SUPPLIED MATERIAL>
(begin)
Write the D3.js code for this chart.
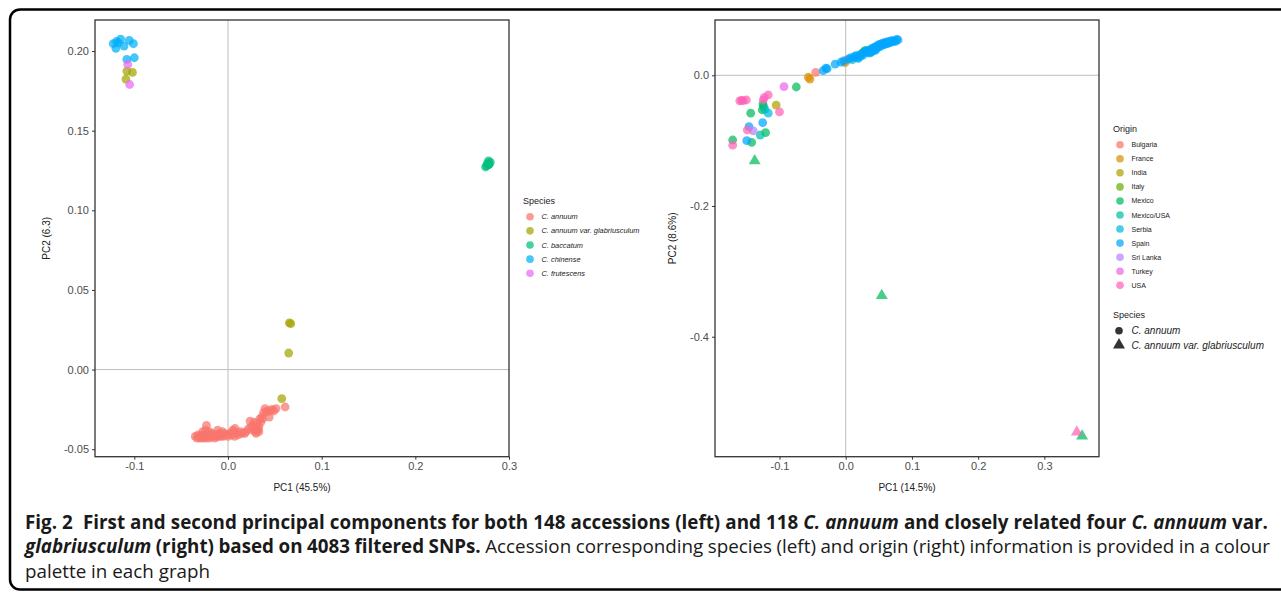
(end)
(begin)
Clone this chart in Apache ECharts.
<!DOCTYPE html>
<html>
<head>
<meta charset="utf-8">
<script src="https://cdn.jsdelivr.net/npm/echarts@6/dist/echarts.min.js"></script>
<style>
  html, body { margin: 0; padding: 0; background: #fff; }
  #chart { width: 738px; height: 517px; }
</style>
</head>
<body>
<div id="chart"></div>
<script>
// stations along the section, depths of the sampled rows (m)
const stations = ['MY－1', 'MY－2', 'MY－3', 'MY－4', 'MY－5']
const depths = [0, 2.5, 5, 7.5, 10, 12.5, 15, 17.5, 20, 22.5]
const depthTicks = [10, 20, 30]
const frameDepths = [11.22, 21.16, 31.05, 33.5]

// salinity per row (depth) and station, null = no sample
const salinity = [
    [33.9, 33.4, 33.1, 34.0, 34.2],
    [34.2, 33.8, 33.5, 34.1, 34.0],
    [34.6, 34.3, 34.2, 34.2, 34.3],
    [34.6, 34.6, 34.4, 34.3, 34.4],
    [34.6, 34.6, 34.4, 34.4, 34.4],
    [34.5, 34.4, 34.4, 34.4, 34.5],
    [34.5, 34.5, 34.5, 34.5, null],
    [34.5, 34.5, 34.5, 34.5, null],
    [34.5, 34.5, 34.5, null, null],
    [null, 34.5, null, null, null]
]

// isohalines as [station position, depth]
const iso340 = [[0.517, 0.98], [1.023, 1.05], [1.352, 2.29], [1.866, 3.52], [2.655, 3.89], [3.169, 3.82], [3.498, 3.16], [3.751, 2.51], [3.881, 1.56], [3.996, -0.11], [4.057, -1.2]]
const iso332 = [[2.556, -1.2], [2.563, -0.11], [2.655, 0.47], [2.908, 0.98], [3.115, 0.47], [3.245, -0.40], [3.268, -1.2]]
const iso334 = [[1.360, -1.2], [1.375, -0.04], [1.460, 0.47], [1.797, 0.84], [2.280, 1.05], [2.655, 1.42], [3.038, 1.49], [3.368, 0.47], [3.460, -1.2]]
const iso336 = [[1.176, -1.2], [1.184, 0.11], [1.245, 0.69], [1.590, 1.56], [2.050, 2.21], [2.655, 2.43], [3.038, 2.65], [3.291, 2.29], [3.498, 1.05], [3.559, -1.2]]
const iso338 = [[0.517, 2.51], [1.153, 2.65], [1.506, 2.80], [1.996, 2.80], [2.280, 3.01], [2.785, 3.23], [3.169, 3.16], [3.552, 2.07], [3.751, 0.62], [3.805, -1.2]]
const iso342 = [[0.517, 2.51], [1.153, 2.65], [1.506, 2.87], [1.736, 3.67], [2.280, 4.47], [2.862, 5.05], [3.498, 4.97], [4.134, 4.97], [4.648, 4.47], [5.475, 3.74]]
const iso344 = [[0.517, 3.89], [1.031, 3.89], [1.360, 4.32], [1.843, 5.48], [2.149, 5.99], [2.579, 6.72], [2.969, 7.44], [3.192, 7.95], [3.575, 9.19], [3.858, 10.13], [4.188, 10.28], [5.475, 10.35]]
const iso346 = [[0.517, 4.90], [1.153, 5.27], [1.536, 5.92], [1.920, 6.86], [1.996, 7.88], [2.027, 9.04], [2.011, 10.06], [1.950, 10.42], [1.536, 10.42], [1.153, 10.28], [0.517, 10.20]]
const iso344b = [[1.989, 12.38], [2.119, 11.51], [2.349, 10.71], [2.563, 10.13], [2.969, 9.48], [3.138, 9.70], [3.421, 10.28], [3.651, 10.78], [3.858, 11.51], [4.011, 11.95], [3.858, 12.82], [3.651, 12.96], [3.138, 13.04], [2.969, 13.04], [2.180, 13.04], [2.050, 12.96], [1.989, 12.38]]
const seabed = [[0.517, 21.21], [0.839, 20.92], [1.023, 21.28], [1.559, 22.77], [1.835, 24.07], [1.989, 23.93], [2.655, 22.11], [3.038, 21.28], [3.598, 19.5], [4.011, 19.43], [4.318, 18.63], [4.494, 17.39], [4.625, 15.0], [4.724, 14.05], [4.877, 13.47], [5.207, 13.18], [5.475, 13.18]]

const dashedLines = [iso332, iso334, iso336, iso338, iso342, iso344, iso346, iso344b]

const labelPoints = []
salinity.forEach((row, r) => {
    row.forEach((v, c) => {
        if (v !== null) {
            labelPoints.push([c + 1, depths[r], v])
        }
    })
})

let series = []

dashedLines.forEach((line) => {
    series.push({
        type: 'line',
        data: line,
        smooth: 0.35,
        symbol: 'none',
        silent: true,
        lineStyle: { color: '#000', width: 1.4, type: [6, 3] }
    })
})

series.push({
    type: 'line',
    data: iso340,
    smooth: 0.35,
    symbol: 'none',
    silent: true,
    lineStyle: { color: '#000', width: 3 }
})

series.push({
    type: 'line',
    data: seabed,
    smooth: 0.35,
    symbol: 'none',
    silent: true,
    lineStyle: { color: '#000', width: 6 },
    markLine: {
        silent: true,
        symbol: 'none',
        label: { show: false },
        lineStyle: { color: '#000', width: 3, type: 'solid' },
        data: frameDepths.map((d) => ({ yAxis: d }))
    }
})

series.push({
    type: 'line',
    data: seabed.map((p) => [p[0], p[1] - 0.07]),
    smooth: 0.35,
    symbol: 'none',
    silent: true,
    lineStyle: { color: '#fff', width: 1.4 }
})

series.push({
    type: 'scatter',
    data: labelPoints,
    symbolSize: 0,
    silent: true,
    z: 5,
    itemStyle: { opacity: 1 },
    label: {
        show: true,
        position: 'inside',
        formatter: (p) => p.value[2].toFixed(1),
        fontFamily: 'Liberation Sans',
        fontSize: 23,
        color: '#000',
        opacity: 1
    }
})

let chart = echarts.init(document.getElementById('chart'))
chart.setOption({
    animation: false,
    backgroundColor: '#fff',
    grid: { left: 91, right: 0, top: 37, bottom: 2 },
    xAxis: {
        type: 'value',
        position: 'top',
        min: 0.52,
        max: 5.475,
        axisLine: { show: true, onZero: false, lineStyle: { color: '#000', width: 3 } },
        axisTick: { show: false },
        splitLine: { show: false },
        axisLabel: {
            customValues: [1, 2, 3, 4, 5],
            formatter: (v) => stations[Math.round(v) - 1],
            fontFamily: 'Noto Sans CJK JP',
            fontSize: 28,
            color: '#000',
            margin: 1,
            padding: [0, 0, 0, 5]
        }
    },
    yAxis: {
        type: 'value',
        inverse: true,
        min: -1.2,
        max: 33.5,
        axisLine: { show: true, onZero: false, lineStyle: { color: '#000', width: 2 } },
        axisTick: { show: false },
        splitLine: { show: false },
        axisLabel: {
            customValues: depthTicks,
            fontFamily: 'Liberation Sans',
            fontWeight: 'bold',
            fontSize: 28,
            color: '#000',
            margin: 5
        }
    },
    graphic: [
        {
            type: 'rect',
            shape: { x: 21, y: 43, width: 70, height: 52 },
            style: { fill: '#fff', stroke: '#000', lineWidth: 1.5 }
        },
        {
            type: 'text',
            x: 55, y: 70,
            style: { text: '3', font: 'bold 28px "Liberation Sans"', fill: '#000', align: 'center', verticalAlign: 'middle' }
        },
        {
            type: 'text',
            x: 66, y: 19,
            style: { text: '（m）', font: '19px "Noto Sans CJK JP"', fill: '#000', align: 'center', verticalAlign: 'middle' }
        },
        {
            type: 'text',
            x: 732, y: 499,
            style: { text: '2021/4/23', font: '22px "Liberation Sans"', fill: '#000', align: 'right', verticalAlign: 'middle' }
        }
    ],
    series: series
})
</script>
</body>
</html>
(end)
TASK DIRECTIONS>
Extract every line containing the string "this" from the data above.

REPLY>
Write the D3.js code for this chart.
Clone this chart in Apache ECharts.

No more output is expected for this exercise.